Best Practices in the context of climate change

In the context of climate change, the result a best practice should aim to achieve is effective progress towards mitigating the effects of climate change or adapting to it.

Admissible Practices

The BCP observatory accepts technological inventions, policy programs, educational campaigns, or, more generally, revolutionary and promising methods for dealing with climate change and all its related challenges. BCP welcomes best practices that can be both brand new ideas or already existing innovative projects (in their preliminary phase, under way, or already concluded).

During your visit to the Best Climate Practices Observatory, you will likely come across the icons of ICCG’s hot topics. Each practice on this website that addresses one of ICCG’s hot topics is tagged with an ad hoc label, and through the search box on the Practices page you can filter all the practices on the corresponding issues.

What and which are the ICCG hot topics?

In its effort to inform the general public worldwide of the scientific and socio-economic research regarding climate change mitigation and adaptation, ICCG aims to call attention to cross-cutting issues related to the environment, which due to their geopolitical importance, constitute global challenges on which ICCG intends to focus its research activities.

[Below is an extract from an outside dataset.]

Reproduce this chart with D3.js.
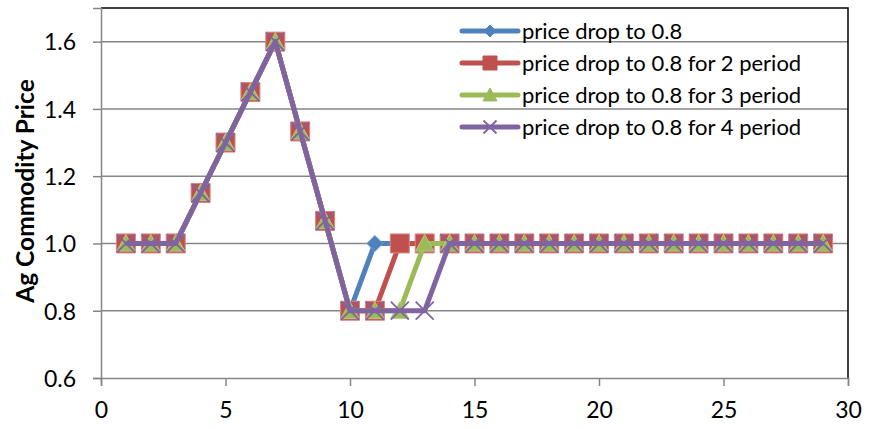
<!DOCTYPE html>
<html>
<head>
<meta charset="utf-8">
<script src="https://cdn.jsdelivr.net/npm/d3@7"></script>
<style>
  html, body { margin: 0; padding: 0; background: #fff; }
  svg { display: block; }
  text { font-family: Lato, "Open Sans", "DejaVu Sans", sans-serif; fill: #000; }
</style>
</head>
<body>
<svg id="chart" width="873" height="429"></svg>
<script>
// Period index 1..29
const periods = d3.range(1, 30);

// Price paths for each scenario
const dropOnce   = [1, 1, 1, 1.15, 1.3, 1.45, 1.6, 1.333, 1.067, 0.8, 1, 1, 1, 1, 1, 1, 1, 1, 1, 1, 1, 1, 1, 1, 1, 1, 1, 1, 1];
const dropTwo    = [1, 1, 1, 1.15, 1.3, 1.45, 1.6, 1.333, 1.067, 0.8, 0.8, 1, 1, 1, 1, 1, 1, 1, 1, 1, 1, 1, 1, 1, 1, 1, 1, 1, 1];
const dropThree  = [1, 1, 1, 1.15, 1.3, 1.45, 1.6, 1.333, 1.067, 0.8, 0.8, 0.8, 1, 1, 1, 1, 1, 1, 1, 1, 1, 1, 1, 1, 1, 1, 1, 1, 1];
const dropFour   = [1, 1, 1, 1.15, 1.3, 1.45, 1.6, 1.333, 1.067, 0.8, 0.8, 0.8, 0.8, 1, 1, 1, 1, 1, 1, 1, 1, 1, 1, 1, 1, 1, 1, 1, 1];

const seriesNames = [
  "price drop to 0.8",
  "price drop to 0.8 for 2 period",
  "price drop to 0.8 for 3 period",
  "price drop to 0.8 for 4 period"
];
const seriesValues = [dropOnce, dropTwo, dropThree, dropFour];
const seriesColors = ["#4F81BD", "#C0504D", "#9BBB59", "#8064A2"];
const seriesEdges  = ["#6f9bd1", "#d98583", "#b3cc82", "#9b86b8"];
const seriesMarkers = ["diamond", "square", "triangle", "cross"];

const xTicks = [0, 5, 10, 15, 20, 25, 30];
const yTicks = [0.6, 0.8, 1.0, 1.2, 1.4, 1.6];
const yTitle = "Ag Commodity Price";

const svg = d3.select("#chart");
const plotLeft = 101, plotRight = 848, plotTop = 8, plotBottom = 378;

const x = d3.scaleLinear().domain([0, 30]).range([plotLeft, plotRight]);
const y = d3.scaleLinear().domain([0.6, 1.7]).range([plotBottom, plotTop]);

// Horizontal gridlines
svg.append("g").selectAll("line")
  .data(yTicks.filter(t => t > 0.6))
  .join("line")
  .attr("x1", plotLeft).attr("x2", plotRight)
  .attr("y1", d => y(d)).attr("y2", d => y(d))
  .attr("stroke", "#868686").attr("stroke-width", 1.5);

// Plot frame (top and right edges)
svg.append("path")
  .attr("d", `M${plotLeft},${plotTop}H${plotRight}V${plotBottom}`)
  .attr("fill", "none").attr("stroke", "#000").attr("stroke-width", 1.5);

// Axes
const xAxis = d3.axisBottom(x).tickValues(xTicks).tickSize(8).tickPadding(16).tickFormat(d3.format("d"));
const gx = svg.append("g").attr("transform", `translate(0,${plotBottom})`).call(xAxis);
const yAxis = d3.axisLeft(y).tickValues(yTicks).tickSize(8).tickPadding(17).tickFormat(d3.format(".1f"));
const gy = svg.append("g").attr("transform", `translate(${plotLeft},0)`).call(yAxis);
[gx, gy].forEach(g => {
  g.select(".domain").attr("stroke", "#868686").attr("stroke-width", 1.5);
  g.selectAll(".tick line").attr("stroke", "#868686").attr("stroke-width", 1.5);
  g.selectAll(".tick text").attr("font-size", 23).attr("fill", "#000")
    .style("font-family", "Lato, 'Open Sans', sans-serif");
});
gy.selectAll(".tick text").attr("dy", "0.36em");

// Y axis title
svg.append("text")
  .attr("transform", `translate(34,191) rotate(-90)`)
  .attr("text-anchor", "middle")
  .attr("font-size", 24.5).attr("font-weight", "bold")
  .text(yTitle);

// Marker shapes
function markerPath(kind, s) {
  if (kind === "diamond") return `M0,${-s}L${s},0L0,${s}L${-s},0Z`;
  if (kind === "square") return `M${-s},${-s}H${s}V${s}H${-s}Z`;
  if (kind === "triangle") return `M0,${-s}L${s},${s * 0.85}H${-s}Z`;
  return `M${-s},${-s}L${s},${s}M${s},${-s}L${-s},${s}`;
}
const markerSize = { diamond: 8, square: 9.5, triangle: 9, cross: 9 };

const line = d3.line().x(d => x(d[0])).y(d => y(d[1]));

seriesValues.forEach((vals, i) => {
  const pts = periods.map((p, k) => [p, vals[k]]);
  const g = svg.append("g");
  g.append("path").datum(pts)
    .attr("d", line)
    .attr("fill", "none")
    .attr("stroke", seriesColors[i])
    .attr("stroke-width", 5)
    .attr("stroke-linejoin", "round");
  const kind = seriesMarkers[i];
  g.selectAll("path.m").data(pts).join("path")
    .attr("class", "m")
    .attr("transform", d => `translate(${x(d[0])},${y(d[1])})`)
    .attr("d", markerPath(kind, markerSize[kind]))
    .attr("fill", kind === "cross" ? "none" : seriesColors[i])
    .attr("stroke", kind === "cross" ? seriesColors[i] : seriesEdges[i])
    .attr("stroke-width", kind === "cross" ? 1.8 : 1);
});

// Legend
const legendX = 462, legendRowY = [31, 63, 95, 127];
const legend = svg.append("g");
seriesNames.forEach((name, i) => {
  const rowY = legendRowY[i];
  const row = legend.append("g").attr("transform", `translate(0,${rowY})`);
  row.append("line")
    .attr("x1", legendX).attr("x2", legendX + 56)
    .attr("stroke", seriesColors[i]).attr("stroke-width", 5).attr("stroke-linecap", "round");
  const kind = seriesMarkers[i];
  const ls = { diamond: 6, square: 7, triangle: 7, cross: 6.5 }[kind];
  row.append("path")
    .attr("transform", `translate(${legendX + 28},0)`)
    .attr("d", markerPath(kind, ls))
    .attr("fill", kind === "cross" ? "none" : seriesColors[i])
    .attr("stroke", seriesColors[i])
    .attr("stroke-width", kind === "cross" ? 1.8 : 1);
  row.append("text")
    .attr("x", legendX + 60).attr("y", 0).attr("dy", "0.35em")
    .attr("font-size", 22)
    .text(name);
});
</script>
</body>
</html>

At present there are five hot topics active (with more to come in the near future): Arctic melting, Energy poverty, Climate & Health, Low-carbon finance, Water security and Disaster Risk Reduction.


Arctic melting

The accelerated melting of the Arctic permafrost due to climate change has important implications at the environmental, social, political and economic levels.


Energy Poverty

Reducing Energy Poverty in the developing world is a necessary condition for promoting its economic and social development. 1.3 billion people in the world still lack access to electricity and 2.7 billion people rely mainly on traditional biomass.


Climate & Health

The impact of climate change on human health has many facets and is gaining priority in international research. The ICCG is focusing primarily on its economic implications and the urgent need for action on the part of policy makers to deal with this life-threatening transformation.


Climate Finance

ICCG wants to promote high level meetings and create a collaborative platform for know-how exchange of best practices on innovative financing instruments for renewable energy infrastructure development, both in the field of generation and transmission, as well as of best practices on stable and long-lasting energy policy and regulation enhancing green energy investments.


Water Security

The objective of this ICCG Hot Topic is to develop and communicate the analysis of the environmental, social, economic and political issues around water security. This understanding can be used for both distance learning and to inform policy discussions at the national and international level.


Disaster risk reduction

Disaster risk reduction (DRR) is the systematic effort to reduce the factors in our society and built environment that magnify the impact of natural hazards. DRR is a central component of the post-2015 development agenda, and complementary to the achievement of the Sustainable Development Goals and a resilient world as defined in the Paris Agreement.



Collaboration with other research institutions, academia, firms, governmental and non-governmental organizations is fundamental to our strategic objective of facing dealing with the impacts of climate change through the promotion and implementation of best climate practices.

The Best Climate Practices Observatory welcomes and values partnerships and collaborations. Our work relies heavily on our strategic selection of people and successful partnerships around the world. We believe that by working together, we can discover, develop, and deliver the best climate practices implemented worldwide and those that are just waiting for someone to believe in their potential.

Our partners:


The Green Growth Best Practice (GGBP) initiative is a global network of researchers and practitioners working to advance understanding in the emerging field of green growth, by undertaking an analysis of early experiences. GGBP is engaging more than 70 authors in an evidence-based assessment of proven practices and lessons with green growth analysis, planning, and implementation across all regions.